Monday, May 17, 2010

Urban Powerlessness

The frustration of knowing that your own way of life is destructively wrong but seeing no way to correct the defects seems to be a spreading condition. Many know they 'should' be reducing their consumption, producing their own food and energy -- but have no significant means of doing these things. We are urban... much of humanity lives in circumstances about which the typical person has little, if any, control. We cannot decide, for example, to retrofit the insulation in our rented walls or collect rain water from rented roofs -- or put windmills on them. Few of us have any say about the methods millions, including themselves, must use if they wish to transport themselves. Or how the residents of their city obtain food and water. It's rude to discuss the energy/pollution rates of your neighbors, worse to suggest limiting it. We are all victimized by actions beyond our control. Our lifestyle options are limited by our circumstances. Going green is difficult, sometimes illegal, often impossible, for many in urban settings.

An oft heard phrase is "you can't change other people"... quite often spoken as sage advice when the discussion turns to big problems such as peak fossil fuels, climate change, extinction. This phrase chides for impertinence, for you have touched a sensitive taboo: our helplessness, our powerlessness, the root of our anxious frustration. You are expected to do penance for being such a downer, and put on a happy face.

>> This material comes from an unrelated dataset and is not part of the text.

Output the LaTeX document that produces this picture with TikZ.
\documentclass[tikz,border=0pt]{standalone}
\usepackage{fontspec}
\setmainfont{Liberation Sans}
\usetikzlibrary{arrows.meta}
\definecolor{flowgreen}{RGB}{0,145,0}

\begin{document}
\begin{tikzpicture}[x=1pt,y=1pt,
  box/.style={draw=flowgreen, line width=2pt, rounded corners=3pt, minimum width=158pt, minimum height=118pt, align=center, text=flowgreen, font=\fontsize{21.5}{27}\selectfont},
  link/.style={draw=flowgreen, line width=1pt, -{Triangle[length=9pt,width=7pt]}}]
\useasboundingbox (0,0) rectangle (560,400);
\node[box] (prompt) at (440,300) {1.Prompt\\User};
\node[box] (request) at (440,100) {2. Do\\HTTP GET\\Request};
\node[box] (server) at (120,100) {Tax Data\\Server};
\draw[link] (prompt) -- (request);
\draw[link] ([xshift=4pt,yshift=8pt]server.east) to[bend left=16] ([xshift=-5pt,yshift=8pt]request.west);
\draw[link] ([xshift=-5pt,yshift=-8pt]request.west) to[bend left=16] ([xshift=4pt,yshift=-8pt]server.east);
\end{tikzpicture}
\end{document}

We're told that the only one we can ever hope to change is ourselves. But... can we even hope to change our own acknowledged destructive unsustainable lifestyle when we're locked in by circumstances beyond our control?

Many would move to a country farm, if they could. Many would have enough land for a self-sufficient homestead and grow their own food, make electricity with solar panels, collect the rain... if they could. It happens to cost money to do these things... money that many simply do not have. Even if they have cash for a down payment, how many also have a portable income stream or can find a good paying job in a rural area? Leaving their job would leave them broke.

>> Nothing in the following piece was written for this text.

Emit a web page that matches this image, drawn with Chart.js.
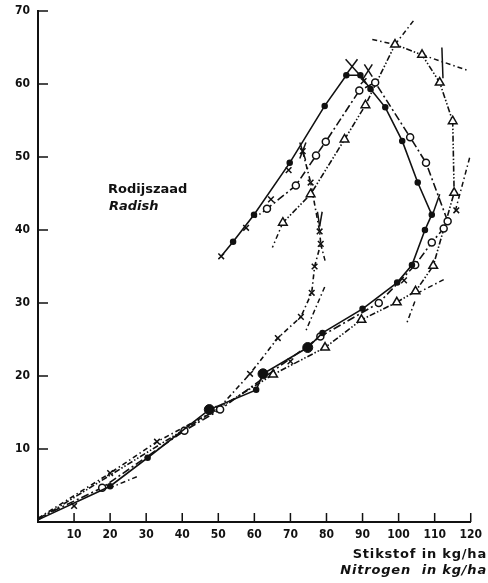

This also begs the obvious question: Are there enough farms just waiting out there for all the new urban transplants who would buy and live on them? The answer is also obvious: a resounding no.

We are stuck in our cities, and will face whatever consequences that entails. Perhaps simply suffering the pain of collapse, powerless and frustrated. Anger can amplify our problems. Perhaps this unbearable dilemma will be broken by more fundamental changes in how we rule ourselves, in how ownership of our circumstances is distributed. We must be empowered to change.